EXERCISE REQUIREMENTS:
Copy exactly the lines from the start of the material through the line with "1, 1, 3, 3, 1, 1];". Pictures stay out of the copy.

--- START SOURCE EXCERPT ---

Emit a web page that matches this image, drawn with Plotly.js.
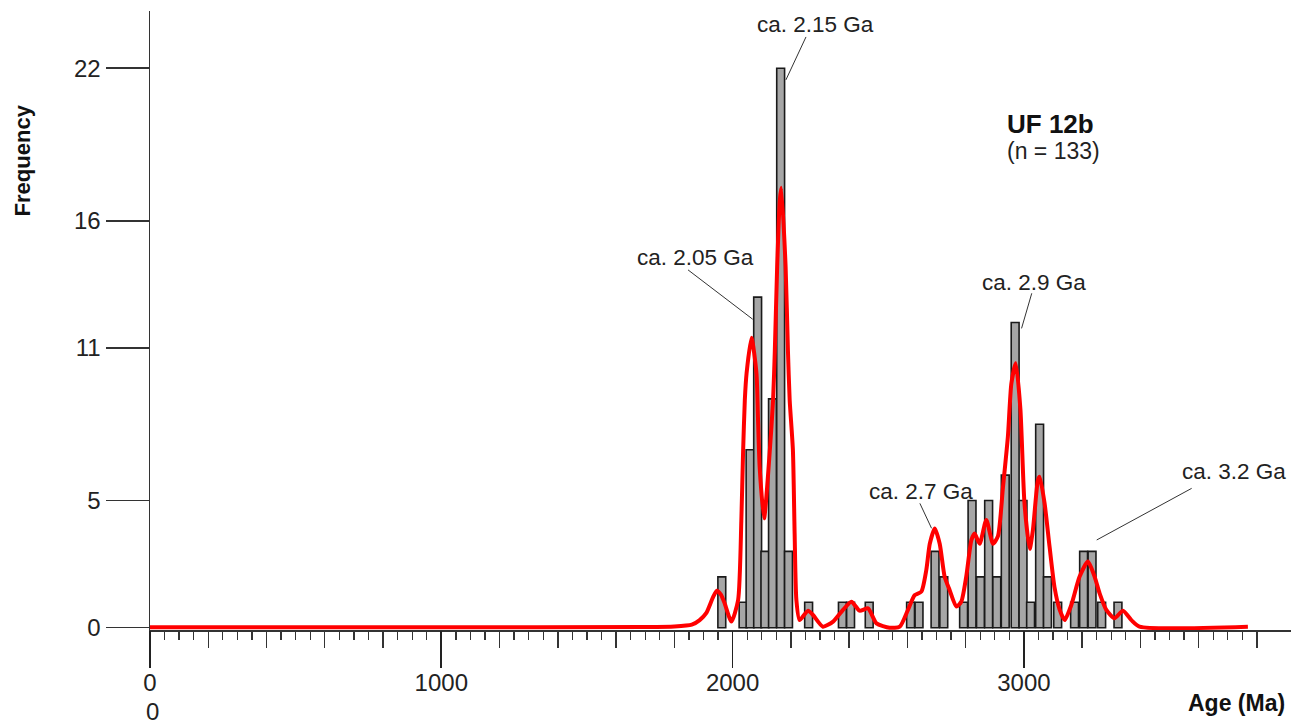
<!DOCTYPE html>
<html><head><meta charset="utf-8">
<script src="https://cdn.plot.ly/plotly-3.0.1.min.js"></script>
<style>html,body{margin:0;padding:0;background:#fff;}#chart{width:1306px;height:726px;}</style>
</head><body><div id="chart"></div>
<script>
// Histogram bins (age in Ma, bin centre) and counts
const binCenters = [1963, 2036, 2060, 2086, 2111, 2137, 2165, 2192, 2261, 2377, 2405, 2469,
  2611, 2640, 2695, 2725, 2793, 2822, 2851, 2879, 2907, 2936, 2970, 2997, 3023, 3054, 3081,
  3116, 3174, 3205, 3234, 3267, 3323];
const binCounts = [2, 1, 7, 13, 3, 9, 22, 3, 1, 1, 1, 1,
  1, 1, 3, 2, 1, 5, 2, 5, 2, 6, 12, 5, 1, 8, 2,
  1, 1, 3, 3, 1, 1];

// Probability density curve (scaled to frequency)
const pdfAges = [0, 1000, 1700, 1800, 1860, 1887, 1910, 1933, 1946, 1960, 1973, 1996, 2019, 2030,
  2036, 2042, 2048, 2065, 2082, 2087, 2093, 2108, 2128, 2139, 2145, 2153, 2162, 2167, 2182, 2190,
  2196, 2207, 2213, 2219, 2230, 2259, 2276, 2310, 2345, 2379, 2408, 2436, 2465, 2494, 2539, 2574,
  2602, 2625, 2648, 2665, 2677, 2694, 2711, 2728, 2745, 2768, 2785, 2802, 2820, 2831, 2848, 2871,
  2894, 2911, 2928, 2945, 2957, 2972, 2988, 3002, 3020, 3031, 3048, 3054, 3071, 3088, 3105, 3123,
  3140, 3163, 3191, 3220, 3243, 3260, 3283, 3311, 3340, 3369, 3397, 3769];
const pdfValues = [0.02, 0.02, 0.03, 0.05, 0.12, 0.3, 0.58, 1.2, 1.45, 1.3, 0.95, 0.24, 1.09, 4.2,
  6.9, 8.95, 10.0, 11.4, 10.0, 8.3, 6.3, 4.3, 7.0, 8.95, 10.9, 14.2, 16.8, 17.3, 14.2, 10.9,
  8.95, 7.0, 3.7, 1.09, 0.3, 0.67, 0.5, 0.04, 0.24, 0.7, 1.02, 0.67, 0.76, 0.17, 0.0, 0.04,
  0.7, 1.28, 1.42, 2.27, 3.3, 3.9, 3.3, 2.0, 1.48, 0.83, 1.02, 2.0, 3.45, 3.7, 3.3, 4.24,
  3.3, 3.6, 5.5, 7.5, 9.6, 10.4, 8.6, 4.9, 3.1, 3.84, 5.8, 5.94, 4.9, 3.2, 1.6, 0.7,
  0.3, 0.9, 2.0, 2.6, 2.0, 1.35, 0.7, 0.37, 0.67, 0.3, 0.04, 0.04];

const yTickVals = [0, 5, 11, 16, 22];
const xLabelVals = [0, 1000, 2000, 3000];
const xLabelText = ['0', '1000', '2000', '3000'];
const peakLabels = ['ca. 2.15 Ga', 'ca. 2.05 Ga', 'ca. 2.9 Ga', 'ca. 2.7 Ga', 'ca. 3.2 Ga'];
const sampleName = 'UF 12b';
const sampleN = '(n = 133)';

const FONT = 'Liberation Sans, Arial, Helvetica, sans-serif';
const INK = '#222';
const XR = [0, 3917];
const YR = [-0.09, 24.25];

const smallTicks = [], mediumTicks = [];
for (let v = 0; v <= 3800; v += 50) {
  if (v % 1000 === 0) continue;
  if (v % 200 === 0) mediumTicks.push(v); else smallTicks.push(v);
}

const traces = [
  { type: 'bar', x: binCenters, y: binCounts, width: 27, xaxis: 'x', yaxis: 'y',
    marker: { color: '#a6a6a6', line: { color: '#1a1a1a', width: 1.6 } }, hoverinfo: 'skip' },
  { type: 'scatter', mode: 'lines', x: pdfAges, y: pdfValues, xaxis: 'x', yaxis: 'y',
    line: { color: '#ff0000', width: 4, shape: 'spline', smoothing: 0.6 }, hoverinfo: 'skip' },
  { type: 'scatter', mode: 'lines', x: [], y: [], xaxis: 'x2', yaxis: 'y', showlegend: false },
  { type: 'scatter', mode: 'lines', x: [], y: [], xaxis: 'x3', yaxis: 'y', showlegend: false },
  { type: 'scatter', mode: 'lines', x: [], y: [], xaxis: 'x4', yaxis: 'y', showlegend: false }
];

const baseX = { range: XR, showgrid: false, zeroline: false, fixedrange: true };
const layout = {
  width: 1306, height: 726, showlegend: false,
  paper_bgcolor: '#fff', plot_bgcolor: '#fff',
  margin: { l: 150, r: 15, t: 11, b: 96, pad: 0 },
  font: { family: FONT, color: INK },
  bargap: 0,
  xaxis: Object.assign({}, baseX, {
    anchor: 'y', showline: true, linecolor: '#333', linewidth: 1.5,
    tickmode: 'array', tickvals: smallTicks, ticks: 'outside', ticklen: 8,
    tickwidth: 1.3, tickcolor: '#333', showticklabels: false
  }),
  xaxis2: Object.assign({}, baseX, {
    overlaying: 'x', anchor: 'y', showline: false,
    tickmode: 'array', tickvals: mediumTicks, ticks: 'outside', ticklen: 17,
    tickwidth: 1.4, tickcolor: '#333', showticklabels: false
  }),
  xaxis3: Object.assign({}, baseX, {
    overlaying: 'x', anchor: 'y', showline: false,
    tickmode: 'array', tickvals: xLabelVals, ticks: 'outside', ticklen: 37,
    tickwidth: 1.8, tickcolor: '#222', showticklabels: false
  }),
  xaxis4: Object.assign({}, baseX, {
    overlaying: 'x', anchor: 'y', showline: false,
    tickmode: 'array', tickvals: xLabelVals, ticktext: xLabelText, ticks: 'outside', ticklen: 31,
    tickwidth: 1, tickcolor: 'rgba(0,0,0,0)', showticklabels: true,
    tickfont: { family: FONT, size: 24, color: INK }
  }),
  yaxis: {
    range: YR, showgrid: false, zeroline: false, fixedrange: true,
    showline: true, linecolor: '#333', linewidth: 1.5,
    tickmode: 'array', tickvals: yTickVals, ticks: 'outside', ticklen: 43,
    tickwidth: 1.5, tickcolor: '#333',
    tickfont: { family: FONT, size: 24, color: INK }
  },
  shapes: [
    [2252, 23.23, 2183, 21.54],
    [1847, 14.07, 2069, 12.13],
    [3027, 13.15, 2992, 11.77],
    [2643, 4.89, 2683, 3.91],
    [3576, 5.48, 3250, 3.45]
  ].map(s => ({ type: 'line', xref: 'x', yref: 'y', x0: s[0], y0: s[1], x1: s[2], y1: s[3],
    line: { color: '#333', width: 1 } })),
  annotations: [
    { text: peakLabels[0], x: 2283, y: 23.7 },
    { text: peakLabels[1], x: 1871, y: 14.54 },
    { text: peakLabels[2], x: 3035, y: 13.59 },
    { text: peakLabels[3], x: 2646, y: 5.36 },
    { text: peakLabels[4], x: 3721, y: 6.14 }
  ].map(a => Object.assign({ xref: 'x', yref: 'y', showarrow: false, xanchor: 'center', yanchor: 'middle',
    font: { family: FONT, size: 22.5, color: INK } }, a)).concat([
    { text: '<b>' + sampleName + '</b>', xref: 'x', yref: 'y', x: 2935, y: 19.81, xanchor: 'left', yanchor: 'middle',
      showarrow: false, font: { family: FONT, size: 26, color: '#111' } },
    { text: sampleN, xref: 'x', yref: 'y', x: 2935, y: 18.75, xanchor: 'left', yanchor: 'middle',
      showarrow: false, font: { family: FONT, size: 23, color: INK } },
    { text: '<b>Frequency</b>', xref: 'paper', yref: 'paper', x: -0.112, y: 0.759, textangle: -90,
      xanchor: 'center', yanchor: 'middle', showarrow: false, font: { family: FONT, size: 22, color: '#111' } },
    { text: '<b>Age (Ma)</b>', xref: 'paper', yref: 'paper', x: 0.952, y: -0.118,
      xanchor: 'center', yanchor: 'middle', showarrow: false, font: { family: FONT, size: 23, color: '#111' } },
    { text: '0', xref: 'paper', yref: 'paper', x: 0.0018, y: -0.1551,
      xanchor: 'center', yanchor: 'bottom', showarrow: false, borderpad: 0,
      font: { family: FONT, size: 24, color: INK } }
  ])
};

Plotly.newPlot('chart', traces, layout, { staticPlot: true, displayModeBar: false });
</script>
</body></html>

--- END SOURCE EXCERPT ---

WORKED ANSWER:
Emit a web page that matches this image, drawn with Plotly.js.
<!DOCTYPE html>
<html><head><meta charset="utf-8">
<script src="https://cdn.plot.ly/plotly-3.0.1.min.js"></script>
<style>html,body{margin:0;padding:0;background:#fff;}#chart{width:1306px;height:726px;}</style>
</head><body><div id="chart"></div>
<script>
// Histogram bins (age in Ma, bin centre) and counts
const binCenters = [1963, 2036, 2060, 2086, 2111, 2137, 2165, 2192, 2261, 2377, 2405, 2469,
  2611, 2640, 2695, 2725, 2793, 2822, 2851, 2879, 2907, 2936, 2970, 2997, 3023, 3054, 3081,
  3116, 3174, 3205, 3234, 3267, 3323];
const binCounts = [2, 1, 7, 13, 3, 9, 22, 3, 1, 1, 1, 1,
  1, 1, 3, 2, 1, 5, 2, 5, 2, 6, 12, 5, 1, 8, 2,
  1, 1, 3, 3, 1, 1];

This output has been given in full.